We have now created a list of absolute links from the information scraped from Dr. Caverlee's webpage. Now we can take each of these links and collect information from them.

In [13]:
link_dictionary = {}

# Iterates over all scraped links, makes the absolute address
# the key value in a dictionary, and makes the information scraped
# from that absolute address the value for that key in the dictionary
for link in link_list:
    r_o = requests.get(link)
    r_o_t = r_o.text
    b_s = BeautifulSoup(r_o_t, "html5lib")
    link_dictionary[link] = b_s.prettify()
    
# Prints only the first link as a confirmation of functionality
# I tried printing the entire dictionary in several different 
# formats but Jupyter Notebooks was unable to handle the output
# without crashing.
print(link_dictionary[link_list[0]])

<!DOCTYPE html>
<html lang="en">
 <head>
  <meta charset="utf-8"/>
  <meta content="IE=edge" http-equiv="X-UA-Compatible"/>
  <meta content="width=device-width, initial-scale=1" name="viewport"/>
  <!-- The above 3 meta tags *must* come first in the head; any other head content must come *after* these tags -->
  <meta content="" name="description"/>
  <meta content="" name="author"/>
  <title>
   James Caverlee :: Texas A&amp;M :: Computer Science and Engineering
  </title>
  <!-- Bootstrap core CSS -->
  <link href="css/bootstrap.min.css" rel="stylesheet"/>
  <style>
   body {
        padding-top: 50px; /* 60px to make the container go all the way to the bottom of the topbar */
      }
      h3 {
padding-top:60px;
margin-top:-60px;
}
  </style>
  <link href="css/bootstrap-responsive.css" rel="stylesheet"/>
 </head>
 <body>
  <nav class="navbar navbar-inverse navbar-fixed-top">
   <div class="container">
    <div class="navbar-header">
     <button aria-controls="navbar" aria-expanded=

We have now taken each scraped link and populated a dictionary where the key is the absolute link's address and the value is all of the scraped data from that page. With this new inforation we can continue to explore each respective web page and continue to scrape and gather information that would be helpful to any given endeavor! 

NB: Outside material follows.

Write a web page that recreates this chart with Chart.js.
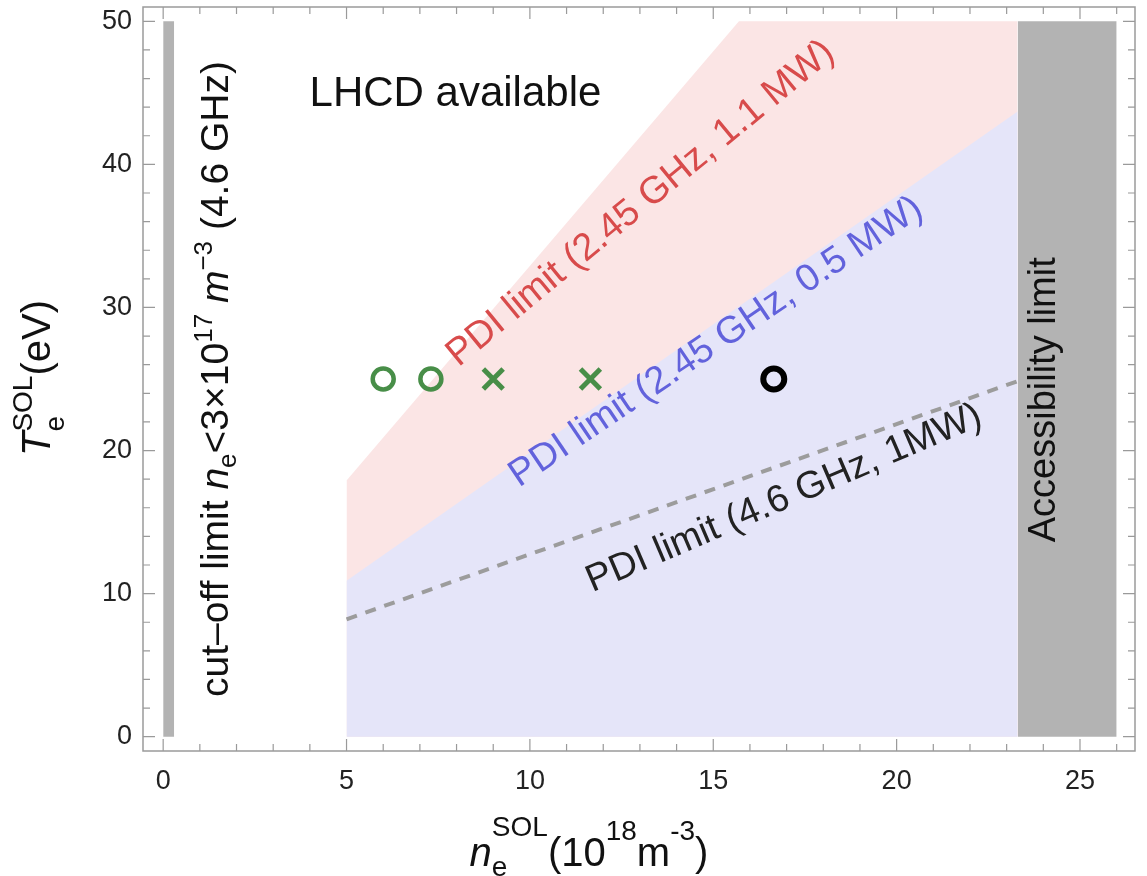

We've covered several different applications for the beautiful soup library (web crawling and web scraping as well as scripting updates to online pages) but there are many others. For example, many modern big datasets (at least in the NLP realm) are stored in some variant of XML format and Beautiful Soup is an excellent and easy way to extract necessary and important information from them. The simple to use structure and powerful methods provided by the Beautiful Soup library make it an ideal tool for many different applications and I hope that this spotlight has provided some insight and inspiration to you regarding its use.